On Friday, 21 years after being wrongly executed for rape and murder, Nie was finally pardoned on the grounds that the facts were unclear and there was insufficient evidence against him.

Nie's mother, Zhang Huanzhi, who was accompanied by Li Shuting, the family's lawyer, looked calm during the announcement. But she suddenly burst into tears and started to knock on a table in front of her when the court read the word "innocent". Li patted her, as his own tears flowed behind his glasses.

"I have been expecting today for a long time, but my son won't come back again," the mother said.

Looking at the 72-year-old woman, I could no longer hold back my own tears.

At that moment, I forgot I was a journalist. Instead, I tried to feel the excitement and difficulties of this mother who spent two decades working to clear her son's name.

"The hardest part of the appeal was at the very beginning, when various departments ignored me," Zhang said. "But later I witnessed our country's huge progress in the rule of law, and in the end I see justice. It was worth making all these efforts."

Zhang said she would go to her son's grave to comfort her beloved one after returning home to Luquan county in Hebei province.

I felt relieved for her - justice stood on her side. I also admired her. She did all these things to prove her son innocent with great resilience and courage.

Zhang Jiulin, a law school student at Liaoning University who also witnessed the pardon in the court's public gallery, told me that she held her breath when the ruling was about to be announced.

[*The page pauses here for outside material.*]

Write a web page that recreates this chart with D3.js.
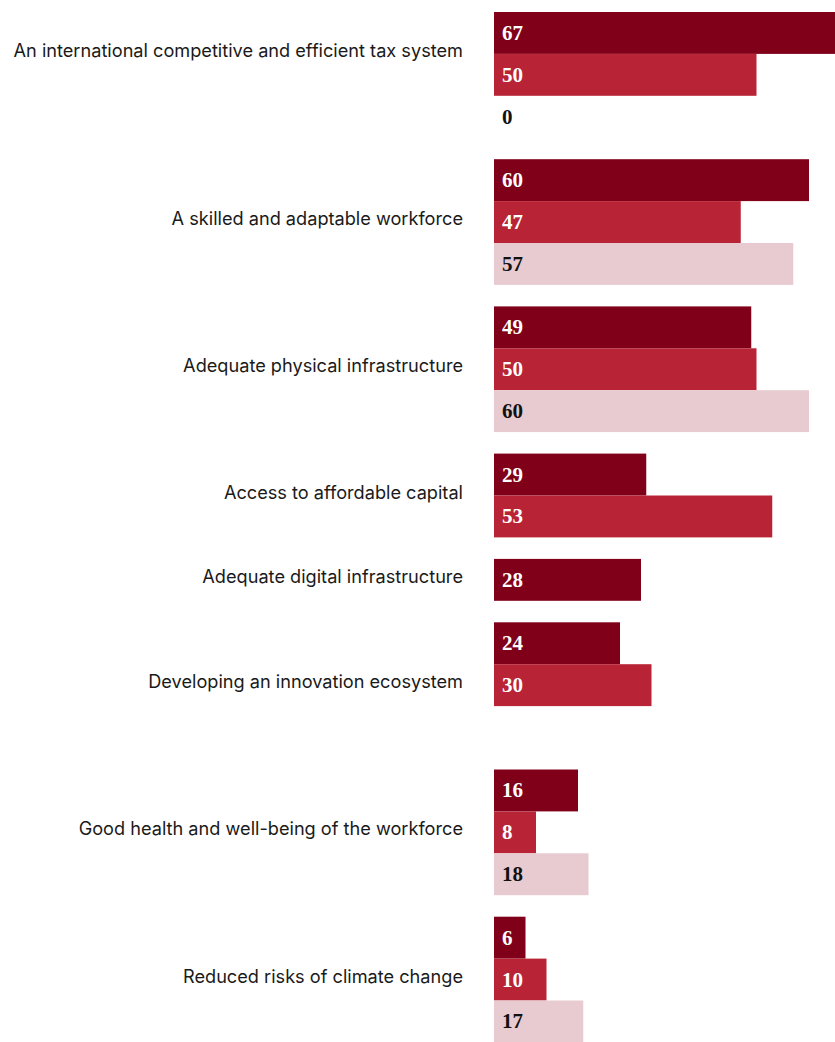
<!DOCTYPE html>
<html><head><meta charset="utf-8">
<script src="https://cdn.jsdelivr.net/npm/d3@7/dist/d3.min.js"></script>
<style>html,body{margin:0;padding:0;background:#fff;overflow:hidden}</style>
</head><body><div id="chart"></div>
<script>
const categories = [
  "An international competitive and efficient tax system",
  "A skilled and adaptable workforce",
  "Adequate physical infrastructure",
  "Access to affordable capital",
  "Adequate digital infrastructure",
  "Developing an innovation ecosystem",
  "Good health and well-being of the workforce",
  "Reduced risks of climate change"
];
const series1 = [67, 60, 49, 29, 28, 24, 16, 6];
const series2 = [50, 47, 50, 53, null, 30, 8, 10];
const series3 = [0, 57, 60, null, null, null, 18, 17];

// layout / style
const W = 835, H = 1042;
const slotsPerGroup = [3, 3, 3, 2, 1, 3, 3, 3];
const topY = 12, slotH = 41.9, gapH = 21.5;
const x0 = 494, labelRight = 463;
const fills = ["#80001A", "#B82336", "#E7CBD0"];
const textFills = ["#ffffff", "#ffffff", "#111111"];
const catFont = "Inter, 'Liberation Sans', Arial, sans-serif";

const svg = d3.select("#chart").append("svg").attr("width", W).attr("height", H);
const x = d3.scaleLinear().domain([0, 60]).range([0, 315]);

// fit category font so the longest label spans the reference width
const probe = svg.append("text").attr("font-family", catFont).attr("font-size", 17).text(categories[0]);
const catSize = 17 * 450 / probe.node().getComputedTextLength();
probe.remove();

const allSeries = [series1, series2, series3];
let cum = 0;
categories.forEach((cat, g) => {
  const n = slotsPerGroup[g];
  const y0 = topY + cum * slotH + g * gapH;
  cum += n;
  const y = d3.scaleBand().domain(d3.range(n)).range([y0, y0 + n * slotH]);
  const vals = allSeries.map(s => s[g]);
  const grp = svg.append("g");
  vals.forEach((v, i) => {
    if (v === null || v === undefined || i >= n) return;
    if (v > 0) {
      grp.append("rect").attr("x", x0).attr("y", y(i))
        .attr("width", x(v)).attr("height", y.bandwidth()).attr("fill", fills[i]);
    }
    grp.append("text").attr("x", x0 + 8).attr("y", y(i) + y.bandwidth() / 2 + 7)
      .attr("font-family", "'Liberation Serif', 'DejaVu Serif', serif")
      .attr("font-weight", "bold").attr("font-size", 21)
      .attr("fill", v > 0 ? textFills[i] : "#111").text(v);
  });
  // label centred over slots, excluding trailing zero-valued slots
  let span = n;
  while (span > 1 && vals[span - 1] === 0) span--;
  const cy = y0 + span * slotH / 2;
  svg.append("text").attr("x", labelRight).attr("y", cy + 3)
    .attr("text-anchor", "end")
    .attr("font-family", catFont)
    .attr("font-size", catSize).attr("fill", "#1a1a1a").text(cat);
});
</script></body></html>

"I've expected that the guilty verdict could be overturned since the national leadership laid emphasis on the rule of law in recent years," Zhang said.

She said she had shared the moment with many of her friends via WeChat, a Chinese social media tool, which has been flooded by the news of Nie's pardon since the ruling was announced on Friday morning.

The lawyer Li also showed his satisfaction. "Justice comes late, but it comes at last," he said.

Winter in the Northeast China is cold, but the long-awaited reversal of Nie's guilty verdict has warmed the nation.